Soccer-Napoli's De Laurentiis pushes for change after Super League verdict


FILE PHOTO: Soccer Football - Champions League - Group C - Napoli v S.C. Braga - Stadio Diego Armando Maradona, Naples, Italy - December 12, 2023 Napoli fans inside the stadium before the match REUTERS/Ciro De Luca/File Photo

(Reuters) - Napoli President Aurelio De Laurentiis welcomed the European Court of Justice ruling on the Super League project, saying UEFA and FIFA do not understand the business of the sport and the need to grow club revenues.

Europe's top court said the ruling bodies had contravened EU law by stopping the formation of a Super League, but clubs and leagues came together to denounce the project, committing to playing in competitions run by UEFA.
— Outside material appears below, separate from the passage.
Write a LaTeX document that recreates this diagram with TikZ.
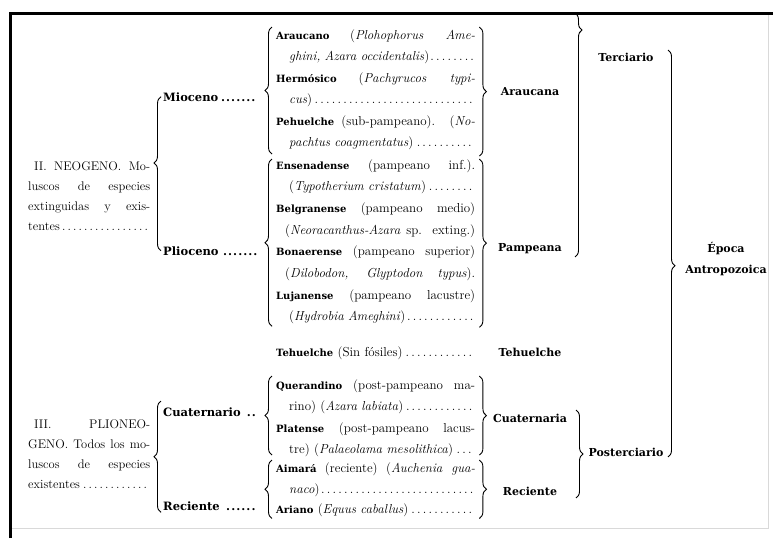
\documentclass[tikz,border=0pt]{standalone}
\usepackage{fontspec}
\newfontfamily\slab{DejaVu Serif}
\usetikzlibrary{decorations.pathreplacing,calc}
\newcommand{\nm}[1]{{\fontsize{10}{12}\slab\bfseries #1}} % nombre del piso
\newcommand{\fl}[1]{\makebox[\linewidth][s]{\spaceskip=0pt\xspaceskip=0pt #1}} % linea justificada
\newcommand{\ind}{\hspace*{13pt}}
\begin{document}
\begin{tikzpicture}[x=1pt, y=-1pt,
        entry/.style={anchor=base west, text width=199pt, inner sep=0pt, align=left, font=\fontsize{13}{21.6}\selectfont}, % pisos
        group/.style={anchor=base west, text width=122pt, inner sep=0pt, align=left, font=\fontsize{12.5}{20.3}\selectfont}, % grupos
        era/.style={anchor=base west, text width=95pt, inner sep=0pt, align=left, font=\fontsize{11.5}{15}\slab\bfseries},
        lab/.style={anchor=base, inner sep=0pt, font=\fontsize{11}{15}\slab\bfseries}, % formaciones
        bkt/.style={decorate, decoration={brace, amplitude=7pt, #1}, line width=0.9pt},
        bkt/.default={},
    ]
    \useasboundingbox (0,0) rectangle (773,538);

    % marco
    \draw[black!15, line width=1pt] (12,528) -- (768,528) -- (768,13);
    \draw[line width=3pt] (10,538) -- (10,13) -- (773,13);

    % II. Neogeno
    \node[group] (neo) at (28,170) {\fl{\hspace*{6pt}II. NEOGENO. Mo-}\\ \fl{luscos de especies}\\ \fl{extinguidas y exis-}\\ tentes\dotfill};
    \node[era] (mio) at (163,101) {Mioceno\dotfill};
    \node[era] (plio) at (163,255) {Plioceno\ \dotfill};

    \node[entry] (arau) at (276,39) {\fl{\nm{Araucano} (\textit{Plohophorus Ame-}}\\ \ind\textit{ghini, Azara occidentalis})\dotfill};
    \node[entry] (herm) at (276,82) {\fl{\nm{Hermósico} (\textit{Pachyrucos typi-}}\\ \ind\textit{cus})\dotfill};
    \node[entry] (pehu) at (276,125) {\fl{\nm{Pehuelche} (sub-pampeano). (\textit{No-}}\\ \ind\textit{pachtus coagmentatus})\dotfill};
    \node[entry] (ense) at (276,169) {\fl{\nm{Ensenadense} (pampeano inf.).}\\ \ind(\textit{Typotherium cristatum})\dotfill};
    \node[entry] (belg) at (276,212.4) {\fl{\nm{Belgranense} (pampeano medio)}\\ \fl{\hspace*{9pt}(\textit{Neoracanthus-Azara} sp. exting.)}};
    \node[entry] (bona) at (276,255.8) {\fl{\nm{Bonaerense} (pampeano superior)}\\ \fl{\hspace*{9pt}(\textit{Dilobodon, Glyptodon typus}).}};
    \node[entry] (luja) at (276,299.2) {\fl{\nm{Lujanense} (pampeano lacustre)}\\ \ind(\textit{Hydrobia Ameghini})\dotfill};
    \node[entry] (tehu) at (276,356) {\nm{Tehuelche} (Sin fósiles)\dotfill};

    % III. Plioneogeno
    \node[group] (plion) at (28,428) {\fl{\hspace*{6pt}III. PLIONEO-}\\ \fl{GENO. Todos los mo-}\\ \fl{luscos de especies}\\ existentes\dotfill};
    \node[era] (cuate) at (163,416) {Cuaternario\ \dotfill};
    \node[era] (recie) at (163,510) {Reciente\ \dotfill};

    \node[entry] (quer) at (276,389) {\fl{\nm{Querandino} (post-pampeano ma-}\\ \ind rino) (\textit{Azara labiata})\dotfill};
    \node[entry] (plat) at (276,432) {\fl{\nm{Platense} (post-pampeano lacus-}\\ \ind tre) (\textit{Palaeolama mesolithica})\dotfill};
    \node[entry] (aima) at (276,472) {\fl{\nm{Aimará} (reciente) (\textit{Auchenia gua-}}\\ \ind\textit{naco})\dotfill};
    \node[entry] (aria) at (276,513) {\nm{Ariano} (\textit{Equus caballus})\dotfill};

    % formaciones y epocas
    \node[lab] (arauc) at (530,95) {Araucana};
    \node[lab] (pamp) at (530,251) {Pampeana};
    \node[lab] (tehuel) at (530,356) {Tehuelche};
    \node[lab] (cuat) at (530,422) {Cuaternaria};
    \node[lab] (reci) at (530,495) {Reciente};
    \node[lab] (terc) at (626,61) {Terciario};
    \node[lab] (post) at (626,456) {Posterciario};
    \node[lab] (epoca) at (726,252) {Época};
    \node[lab] (antro) at (726,273) {Antropozoica};

    % llaves
    \draw[bkt={aspect=0.57}] ($(plio.west)+(-2,0)$) -- ($(mio.west)+(-2,0)$);
    \draw[bkt] ($(recie.south west)+(-2,2)$) -- ($(cuate.north west)+(-2,-6)$);
    \draw[bkt] ($(pehu.south west)+(-4,4)$) -- ($(arau.north west)+(-4,-2)$);
    \draw[bkt] ($(arau.north east)+(4,-2)$) -- ($(pehu.south east)+(4,6)$);
    \draw[bkt] ($(luja.south west)+(-4,2)$) -- ($(ense.north west)+(-4,0)$);
    \draw[bkt] ($(ense.north east)+(4,0)$) -- ($(luja.south east)+(4,3)$);
    \draw[bkt] ($(plat.south west)+(-4,-2)$) -- ($(quer.north west)+(-4,-3)$);
    \draw[bkt] ($(quer.north east)+(4,-3)$) -- ($(plat.south east)+(4,-2)$);
    \draw[bkt] ($(aria.south west)+(-4,2)$) -- ($(aima.north west)+(-4,-2)$);
    \draw[bkt] ($(aima.north east)+(4,-2)$) -- ($(aria.south east)+(4,2)$);
    \coordinate (tt) at (575,13);
    \coordinate (tb) at (575,257);
    \draw[bkt={aspect=0.07}] (tt) -- (tb);
    \coordinate (pt) at (576,410);
    \coordinate (pb) at (576,498);
    \draw[bkt] (pt) -- (pb);
    \coordinate (et) at (668,50);
    \coordinate (eb) at (668,457);
    \draw[bkt={aspect=0.53}] (et) -- (eb);
\end{tikzpicture}
\end{document}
Spanish clubs Real Madrid and Barcelona are the only clubs still supporting the Super League project and De Laurentiis said he had discussed the situation with Real President Florentino Perez.

"The Super League was a wrong move (in 2021), which however brought about this change. Now we need to do some serious thinking," De Laurentiis told Corriere dello Sport.
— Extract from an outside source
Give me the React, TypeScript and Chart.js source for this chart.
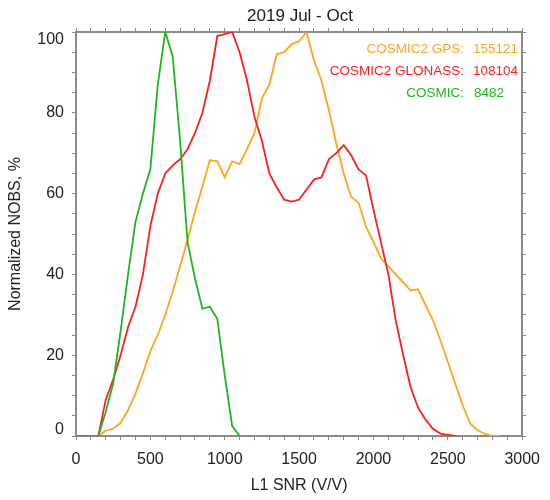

"I spoke with Florentino Perez and we agree to put some real entrepreneurs around the table, not just nominal presidents. Because today football is administered by elderly people, but above all they are without vision."
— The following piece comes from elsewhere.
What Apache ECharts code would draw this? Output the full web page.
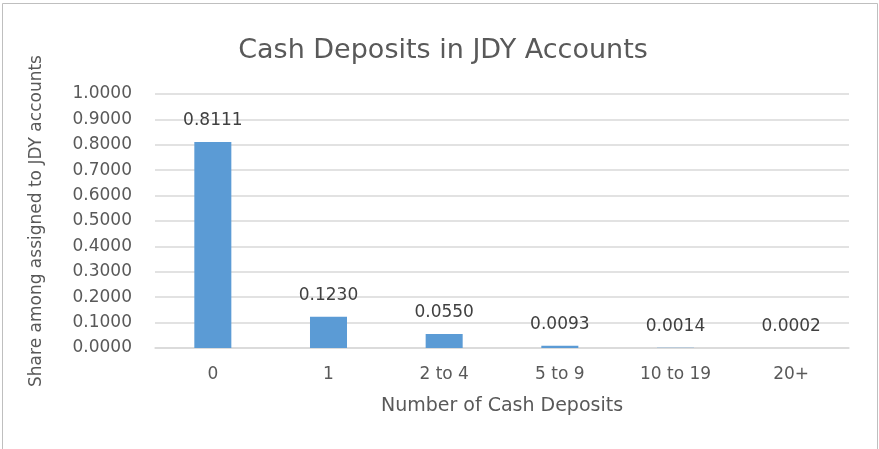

Napoli, the Italian champions, were not among the 12 clubs behind the original plan for the breakaway league in 2021. The three Serie A teams involved were Juventus, AC Milan and Inter Milan.

Milan and Inter pulled out within 48 hours after an outcry from fans and the threat of sanctions. Juve opted to withdraw earlier this year after the club's board changed.

The EU's top court said FIFA and UEFA had abused their dominant position by forbidding clubs to compete in a European Super League when they were threatened with sanctions.

"The dominant position of UEFA and FIFA, which Europe today censures, has served to bestow bonuses in exchange for consent," De Laurentiis added.

"Those who have governed up to now as monopolists have not understood that football is a business and needs growing revenues.

"If I invest hundreds of millions to participate in a circus that distributes peanuts, makes no profit and forces me to play more and more to keep an unproductive bandwagon going, the game is not worth it."